I went into a Chinese herb shop because I was having an allergy attack and I bought some pills to ward off sinus problems and evil airs. I stopped sneezing but I couldn’t get rid of Steve.

Then we walked through Singapore City and all the areas we had walked the night before and kind of remembered them.

Took a taxi to Little India and had the best meal. The Four Seasons had printed a little book with suggestions for restaurants. This one was called Gandhi Restaurant (how can you lose with a name like that?) Steve just wanted air conditioning. To call this a restaurant was a stretch. It opened out onto the street, the kitchen right there in your face with a queue of people waiting for take-away. This part was not air conditioned. One of the workers motioned for us to go into the “restaurant” part.

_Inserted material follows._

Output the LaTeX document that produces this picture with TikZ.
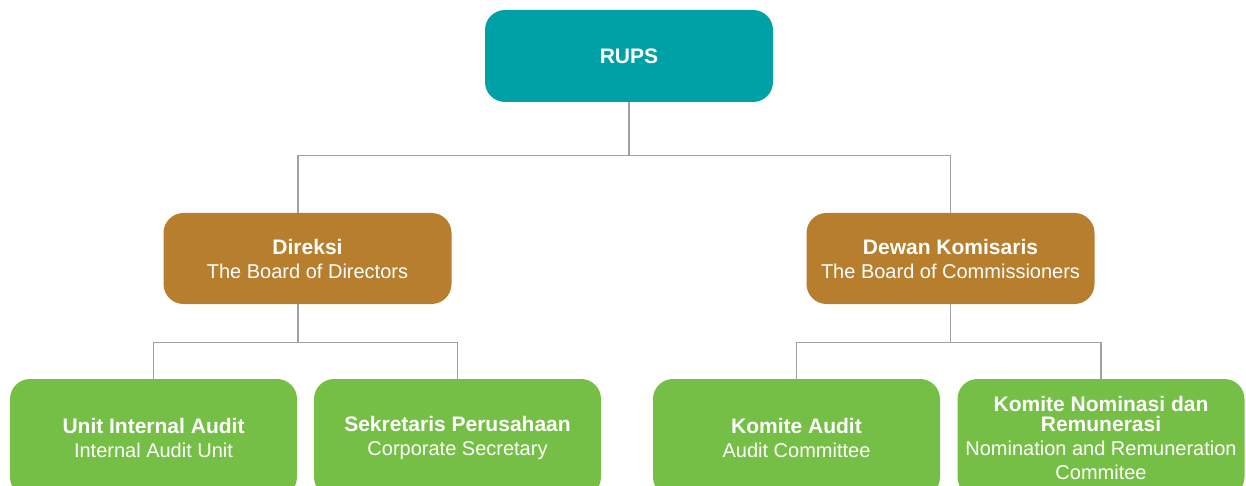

It was an unadorned square room with formica tables, packed to the last seat, of Indian men. Just men. I felt so female and pale, and unclean again. We were unclean, we were sweating like pigs. But there was air conditioning somewhere in the room. You waited until someone got up, or actually, until you were told where to sit, which was at a table with other Indian men. Unfortunately for the poor guy who was minding his own business eating off his banana leaf with his hands, we were told to sit with him. And I mean, this is not like at a food court where you might share a table but you share your own space off that table. No. Here, I sat directly across from this man, our knees almost touching. He ate with his right hand (you NEVER eat with your left hand) and played with his I-phone with his left hand.

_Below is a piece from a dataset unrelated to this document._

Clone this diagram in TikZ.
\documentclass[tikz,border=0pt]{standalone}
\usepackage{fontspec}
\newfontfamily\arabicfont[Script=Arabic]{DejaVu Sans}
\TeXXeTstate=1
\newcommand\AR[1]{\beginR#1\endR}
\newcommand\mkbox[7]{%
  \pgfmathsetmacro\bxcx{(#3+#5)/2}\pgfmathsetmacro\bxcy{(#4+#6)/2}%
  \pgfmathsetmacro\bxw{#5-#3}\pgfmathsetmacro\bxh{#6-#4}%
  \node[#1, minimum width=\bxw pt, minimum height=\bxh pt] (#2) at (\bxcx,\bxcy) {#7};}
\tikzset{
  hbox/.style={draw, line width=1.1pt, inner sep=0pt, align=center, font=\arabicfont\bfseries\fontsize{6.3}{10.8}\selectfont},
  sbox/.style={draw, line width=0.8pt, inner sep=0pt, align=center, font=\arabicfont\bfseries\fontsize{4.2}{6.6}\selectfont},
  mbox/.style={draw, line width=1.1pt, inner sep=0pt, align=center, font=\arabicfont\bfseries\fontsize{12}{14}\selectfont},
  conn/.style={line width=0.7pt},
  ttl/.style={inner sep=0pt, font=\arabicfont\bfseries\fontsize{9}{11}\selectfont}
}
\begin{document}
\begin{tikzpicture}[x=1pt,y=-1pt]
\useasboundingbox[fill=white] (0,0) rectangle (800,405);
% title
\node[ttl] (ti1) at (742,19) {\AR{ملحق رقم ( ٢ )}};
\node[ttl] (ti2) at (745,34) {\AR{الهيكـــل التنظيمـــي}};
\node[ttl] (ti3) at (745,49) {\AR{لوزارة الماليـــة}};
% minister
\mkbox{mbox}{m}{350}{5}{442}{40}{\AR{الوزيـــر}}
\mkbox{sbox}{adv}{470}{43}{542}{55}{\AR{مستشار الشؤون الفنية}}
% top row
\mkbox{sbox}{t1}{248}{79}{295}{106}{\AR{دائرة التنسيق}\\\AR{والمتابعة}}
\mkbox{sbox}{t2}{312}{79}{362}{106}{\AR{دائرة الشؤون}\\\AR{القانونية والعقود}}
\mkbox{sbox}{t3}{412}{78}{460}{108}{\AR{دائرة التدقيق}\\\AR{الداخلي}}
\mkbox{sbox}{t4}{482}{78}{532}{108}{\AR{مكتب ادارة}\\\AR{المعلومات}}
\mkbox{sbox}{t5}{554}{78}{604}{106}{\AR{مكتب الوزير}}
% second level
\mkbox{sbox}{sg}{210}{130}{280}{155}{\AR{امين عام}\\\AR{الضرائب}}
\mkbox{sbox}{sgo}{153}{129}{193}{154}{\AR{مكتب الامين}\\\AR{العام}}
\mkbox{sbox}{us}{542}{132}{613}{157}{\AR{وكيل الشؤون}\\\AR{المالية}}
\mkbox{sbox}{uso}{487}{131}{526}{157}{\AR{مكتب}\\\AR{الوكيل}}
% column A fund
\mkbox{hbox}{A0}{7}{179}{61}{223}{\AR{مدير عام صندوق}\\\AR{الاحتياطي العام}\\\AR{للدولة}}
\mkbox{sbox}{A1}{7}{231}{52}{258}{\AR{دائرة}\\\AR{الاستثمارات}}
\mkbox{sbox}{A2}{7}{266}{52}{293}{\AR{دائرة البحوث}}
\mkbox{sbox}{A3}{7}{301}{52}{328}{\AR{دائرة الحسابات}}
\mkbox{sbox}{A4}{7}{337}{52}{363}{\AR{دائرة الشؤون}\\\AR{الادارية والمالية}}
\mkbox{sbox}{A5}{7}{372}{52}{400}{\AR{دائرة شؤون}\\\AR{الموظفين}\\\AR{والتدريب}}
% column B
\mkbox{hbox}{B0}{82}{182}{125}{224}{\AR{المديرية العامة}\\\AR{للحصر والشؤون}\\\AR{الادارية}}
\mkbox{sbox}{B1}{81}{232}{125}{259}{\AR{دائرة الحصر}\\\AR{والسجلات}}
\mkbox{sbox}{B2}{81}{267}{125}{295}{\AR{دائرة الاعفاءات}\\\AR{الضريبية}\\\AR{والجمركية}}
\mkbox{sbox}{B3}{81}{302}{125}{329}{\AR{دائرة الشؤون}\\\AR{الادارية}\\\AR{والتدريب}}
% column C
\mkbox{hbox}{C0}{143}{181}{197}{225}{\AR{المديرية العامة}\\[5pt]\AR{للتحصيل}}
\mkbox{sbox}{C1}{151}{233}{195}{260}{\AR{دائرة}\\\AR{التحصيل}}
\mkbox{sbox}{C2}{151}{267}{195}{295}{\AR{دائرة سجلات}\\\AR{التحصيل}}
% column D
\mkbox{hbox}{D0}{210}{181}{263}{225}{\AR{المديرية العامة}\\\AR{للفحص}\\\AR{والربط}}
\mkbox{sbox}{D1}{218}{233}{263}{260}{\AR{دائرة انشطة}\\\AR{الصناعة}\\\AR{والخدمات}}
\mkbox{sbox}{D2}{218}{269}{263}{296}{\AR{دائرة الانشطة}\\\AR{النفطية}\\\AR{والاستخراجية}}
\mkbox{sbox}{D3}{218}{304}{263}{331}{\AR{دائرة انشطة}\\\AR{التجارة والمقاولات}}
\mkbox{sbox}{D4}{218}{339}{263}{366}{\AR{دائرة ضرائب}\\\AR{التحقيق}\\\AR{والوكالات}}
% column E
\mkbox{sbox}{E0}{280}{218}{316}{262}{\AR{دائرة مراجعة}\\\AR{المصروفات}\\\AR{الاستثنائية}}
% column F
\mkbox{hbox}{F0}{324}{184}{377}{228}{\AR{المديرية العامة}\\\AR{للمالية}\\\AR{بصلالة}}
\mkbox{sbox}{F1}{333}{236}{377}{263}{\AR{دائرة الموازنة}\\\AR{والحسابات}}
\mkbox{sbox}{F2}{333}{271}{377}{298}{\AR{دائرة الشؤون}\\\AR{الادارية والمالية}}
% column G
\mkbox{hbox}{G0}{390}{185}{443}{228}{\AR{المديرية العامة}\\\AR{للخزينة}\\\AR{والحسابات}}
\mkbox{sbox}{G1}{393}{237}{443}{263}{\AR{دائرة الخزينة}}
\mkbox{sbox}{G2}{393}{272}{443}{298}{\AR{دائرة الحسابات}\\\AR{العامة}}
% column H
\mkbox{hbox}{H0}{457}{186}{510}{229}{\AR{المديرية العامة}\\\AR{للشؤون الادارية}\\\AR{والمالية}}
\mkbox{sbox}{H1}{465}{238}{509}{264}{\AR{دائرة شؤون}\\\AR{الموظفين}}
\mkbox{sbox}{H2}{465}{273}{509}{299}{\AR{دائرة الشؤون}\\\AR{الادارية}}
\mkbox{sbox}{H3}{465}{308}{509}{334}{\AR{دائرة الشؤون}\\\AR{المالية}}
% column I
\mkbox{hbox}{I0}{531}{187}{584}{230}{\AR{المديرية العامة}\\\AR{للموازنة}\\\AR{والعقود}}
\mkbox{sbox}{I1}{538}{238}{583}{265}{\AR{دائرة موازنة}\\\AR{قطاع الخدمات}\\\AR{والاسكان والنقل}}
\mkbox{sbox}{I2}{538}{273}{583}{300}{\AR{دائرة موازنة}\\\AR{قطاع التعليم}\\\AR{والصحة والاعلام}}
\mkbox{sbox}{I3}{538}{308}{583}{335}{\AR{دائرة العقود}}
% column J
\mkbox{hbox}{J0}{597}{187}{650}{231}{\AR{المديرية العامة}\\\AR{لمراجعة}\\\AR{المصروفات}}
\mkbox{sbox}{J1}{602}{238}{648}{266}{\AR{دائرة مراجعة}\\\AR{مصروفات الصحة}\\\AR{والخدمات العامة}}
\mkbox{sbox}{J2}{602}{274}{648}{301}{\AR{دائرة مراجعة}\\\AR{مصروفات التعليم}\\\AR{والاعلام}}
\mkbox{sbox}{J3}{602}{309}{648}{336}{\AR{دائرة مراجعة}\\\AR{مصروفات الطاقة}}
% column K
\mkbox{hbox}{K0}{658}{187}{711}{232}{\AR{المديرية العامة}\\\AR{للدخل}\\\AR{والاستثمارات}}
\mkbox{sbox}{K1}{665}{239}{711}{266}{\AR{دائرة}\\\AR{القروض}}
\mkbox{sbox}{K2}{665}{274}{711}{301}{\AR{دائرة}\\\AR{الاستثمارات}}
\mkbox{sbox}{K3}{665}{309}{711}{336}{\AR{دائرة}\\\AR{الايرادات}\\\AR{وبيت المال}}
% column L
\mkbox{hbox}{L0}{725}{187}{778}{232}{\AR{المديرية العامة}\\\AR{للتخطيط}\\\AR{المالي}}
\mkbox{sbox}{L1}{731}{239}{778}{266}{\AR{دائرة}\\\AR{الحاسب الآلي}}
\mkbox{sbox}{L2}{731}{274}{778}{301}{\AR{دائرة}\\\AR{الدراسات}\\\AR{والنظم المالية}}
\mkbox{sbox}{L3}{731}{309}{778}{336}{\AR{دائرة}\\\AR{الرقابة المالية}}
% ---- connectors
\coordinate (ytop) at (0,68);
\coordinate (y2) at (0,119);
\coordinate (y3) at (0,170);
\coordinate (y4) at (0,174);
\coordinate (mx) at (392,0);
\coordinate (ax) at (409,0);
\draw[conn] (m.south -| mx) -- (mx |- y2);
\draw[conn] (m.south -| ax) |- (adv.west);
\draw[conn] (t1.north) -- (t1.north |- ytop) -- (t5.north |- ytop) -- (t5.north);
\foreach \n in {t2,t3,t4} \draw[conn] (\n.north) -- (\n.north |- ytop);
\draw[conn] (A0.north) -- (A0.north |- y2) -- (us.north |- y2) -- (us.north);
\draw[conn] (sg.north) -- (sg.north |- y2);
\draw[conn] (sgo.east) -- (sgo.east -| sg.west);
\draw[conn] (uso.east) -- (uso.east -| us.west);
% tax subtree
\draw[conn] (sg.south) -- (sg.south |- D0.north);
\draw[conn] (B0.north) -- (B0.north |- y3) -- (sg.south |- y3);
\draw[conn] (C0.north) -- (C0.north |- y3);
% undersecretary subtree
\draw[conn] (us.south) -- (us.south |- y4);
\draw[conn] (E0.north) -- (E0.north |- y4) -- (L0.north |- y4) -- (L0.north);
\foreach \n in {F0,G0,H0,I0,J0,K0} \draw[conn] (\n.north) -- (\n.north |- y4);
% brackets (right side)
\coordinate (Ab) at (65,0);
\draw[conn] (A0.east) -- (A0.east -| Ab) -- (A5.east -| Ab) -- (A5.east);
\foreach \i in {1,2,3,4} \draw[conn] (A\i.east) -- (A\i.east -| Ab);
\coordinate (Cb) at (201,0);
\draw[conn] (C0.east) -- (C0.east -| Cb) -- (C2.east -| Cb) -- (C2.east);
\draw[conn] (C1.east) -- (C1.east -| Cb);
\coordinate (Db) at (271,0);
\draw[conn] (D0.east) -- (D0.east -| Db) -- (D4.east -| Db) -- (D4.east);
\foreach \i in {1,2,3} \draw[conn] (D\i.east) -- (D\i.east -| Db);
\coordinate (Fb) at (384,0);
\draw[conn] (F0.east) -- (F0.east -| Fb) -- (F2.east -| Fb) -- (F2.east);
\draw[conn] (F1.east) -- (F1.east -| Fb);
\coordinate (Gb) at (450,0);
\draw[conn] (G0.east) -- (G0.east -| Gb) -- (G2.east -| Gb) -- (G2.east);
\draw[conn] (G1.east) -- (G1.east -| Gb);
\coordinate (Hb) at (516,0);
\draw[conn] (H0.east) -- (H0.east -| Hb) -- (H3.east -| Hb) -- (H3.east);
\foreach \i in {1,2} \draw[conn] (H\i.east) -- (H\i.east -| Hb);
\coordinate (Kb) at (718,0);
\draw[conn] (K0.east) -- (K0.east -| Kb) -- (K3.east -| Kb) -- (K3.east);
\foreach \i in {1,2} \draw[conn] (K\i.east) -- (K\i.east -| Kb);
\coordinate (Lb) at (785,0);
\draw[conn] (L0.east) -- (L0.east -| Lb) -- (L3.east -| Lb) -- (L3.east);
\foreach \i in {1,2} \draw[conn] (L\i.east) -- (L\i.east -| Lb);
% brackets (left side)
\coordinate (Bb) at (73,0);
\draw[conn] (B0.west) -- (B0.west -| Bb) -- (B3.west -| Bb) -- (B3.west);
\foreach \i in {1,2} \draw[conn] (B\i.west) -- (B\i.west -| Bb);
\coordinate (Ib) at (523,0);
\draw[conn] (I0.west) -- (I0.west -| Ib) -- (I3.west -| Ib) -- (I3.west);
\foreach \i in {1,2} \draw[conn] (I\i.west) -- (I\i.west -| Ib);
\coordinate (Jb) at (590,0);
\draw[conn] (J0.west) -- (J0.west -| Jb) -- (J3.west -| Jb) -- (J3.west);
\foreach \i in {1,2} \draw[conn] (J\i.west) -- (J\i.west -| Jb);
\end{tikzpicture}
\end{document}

There are no menus here, no utensils, no napkins, no specials of the day, no wine list. You are told where to sit and then given a banana leaf. This is your placemat and dish. A guy comes by with a huge platter of rice and just dumps it on your leaf. Another guy comes with these steels buckets of curry, coconut milk, vegetables, and ladles them out of the bucket and dumps these in piles on your banana leaf. You eat with your right hand, and of course, since you know YOU CAN NOT EAT WITH YOUR LEFT HAND, you keep it securely fastened between your knees. But of course, my nose itched, it started running from the Chinese herbs and the allergies and I had to use my left hand because my right hand was full of rice and curry and spinach. It was one of the most delicious meals I have ever had, and it cleared my sinuses, too. After the meal, you go to a sink that’s in one corner and queue up with all the very dark Indian men, and wash your hands in a sink, and then dry them on your pants because there are no paper towels. It was THE BEST!

I wanted to buy the girls sarongs off the street on Serangoon Street because Art told me to, but Steve was too hot, so we went to the hotel for an a/c break.